The 2017 FIVB Volleyball Women's U23 World Championship was the third and final edition of the international volleyball tournament and the world championship for women's national teams under the age of 23, organized by the sport's world governing body, FIVB. The tournament was hosted by Slovenia in the city of Ljubljana from 10 September to 17 September 2017. 12 teams from the 5 confederations competed in the tournament.

Turkey defeated the home team in straight sets in the final to claim their first title in the competition. Bulgaria won the bronze medal outclassing Dominican Republic 4–2. Hande Baladın from Turkey was elected the MVP.

After this tournament, FIVB declared that "As per decision of May 2019 FIVB Board of Administration, the U23 WCH has been abolished."

== Qualification ==
The FIVB Sports Events Council revealed a proposal to streamline the number of teams participating in the Age Group World Championships.

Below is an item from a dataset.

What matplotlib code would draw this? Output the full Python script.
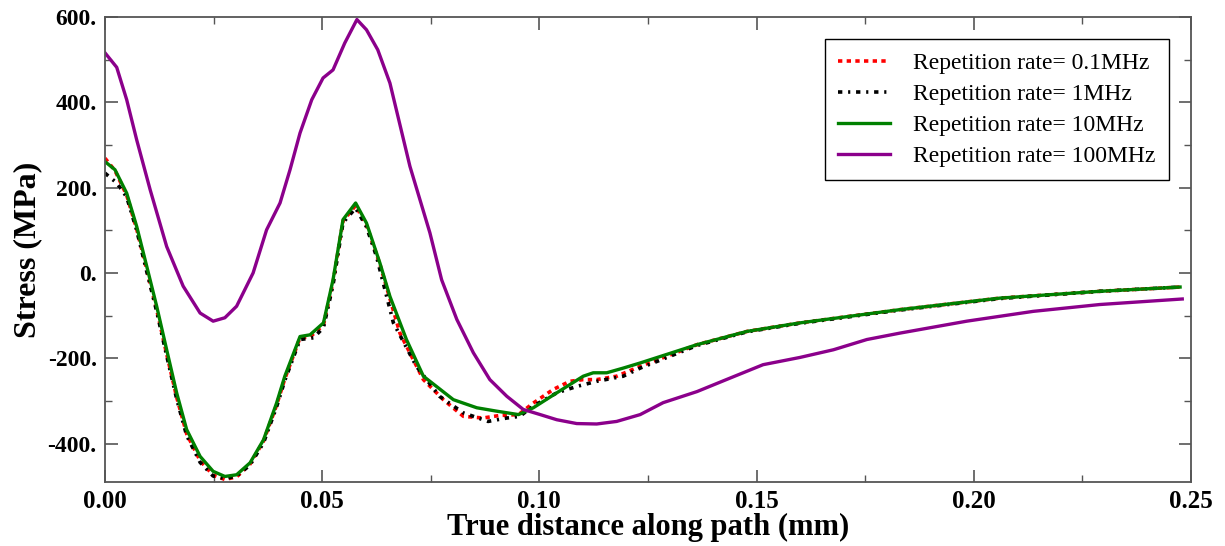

| Means of Qualification |  | Date | Venue | Vacancies | Qualifier |
| Host Nation |  | 2 February 2016 | SUI Lausanne | 1 | Slovenia |
| 2016 European Qualifiers |  | 27–31 July 2016 | SRB Vrnjačka Banja | 2 | Turkey |
Bulgaria
| 2016 South American Championship |  | 27–31 July 2016 | PER Lima | 1 | Brazil |
| 2016 Pan-American Cup | For CSV | 19–25 September 2016 | 1 | Argentina |
| For NORCECA | 2 | Dominican Republic |
Cuba
| 2016 African Championship |  | 23–27 October 2016 | KEN Kasarani | 2 | Egypt |
Kenya
| 2017 Asian Championship |  | 13–21 May 2017 | THA Nakhon Ratchasima | 2 | Japan |
Thailand
| World Ranking |  | As per 1 January 2017 | SUI Lausanne | 1 | China |
| Total |  |  |  | 12 |  |

==Pools composition==
Teams were seeded following the Serpentine system according to their FIVB World Rankings as of January 2017. FIVB reserved the right to seed the hosts as head of pool A regardless of the U23 World Ranking. Rankings are shown in brackets except the hosts who ranked 10th.

| Pool A | Pool B |
|---|---|
| Slovenia (Hosts) | Brazil (1) |
| Dominican Republic (3) | Turkey (2) |
| China (4) | Japan (5) |
| Thailand (8) | Bulgaria (7) |
| Egypt (10) | Cuba (12) |
| Argentina (16) | Kenya (13) |

==Venues==

| Pool A and Final round | Pool B |
SLO Ljubljana, Slovenia
| Arena Stožice | Tivoli Hall |
| Capacity: 12,480 | Capacity: 4,000 |

==Testing of new rules==
The 2017 FIVB Women's U23 World Championship will be a testing ground for a new scoring scheme currently under review by the FIVB, which, if successful, could mark a historical turning point for volleyball – much as the introduction of the Rally Scoring System did in the late 1990s.

Matches in Ljubljana will be played to best-of-seven sets with each set to 15 points (with at least a two-point difference needed). Three ranking points will be awarded to teams winning 4–0, 4–1 or 4–2. Two points go the winner of a 4–3 match with one point for the loser. It is hoped that the new scoring system will reduce overall duration of matches, while making each set more attractive and exciting – much as tie-breaks are under the current regulations. The interval between sets is reduced to two minutes (from three). Teams will switch ends after the second set - and also, if needed, after sets 4, 5 and 6. In addition, there will be no technical timeouts – just two regular thirty-second timeouts per team per set.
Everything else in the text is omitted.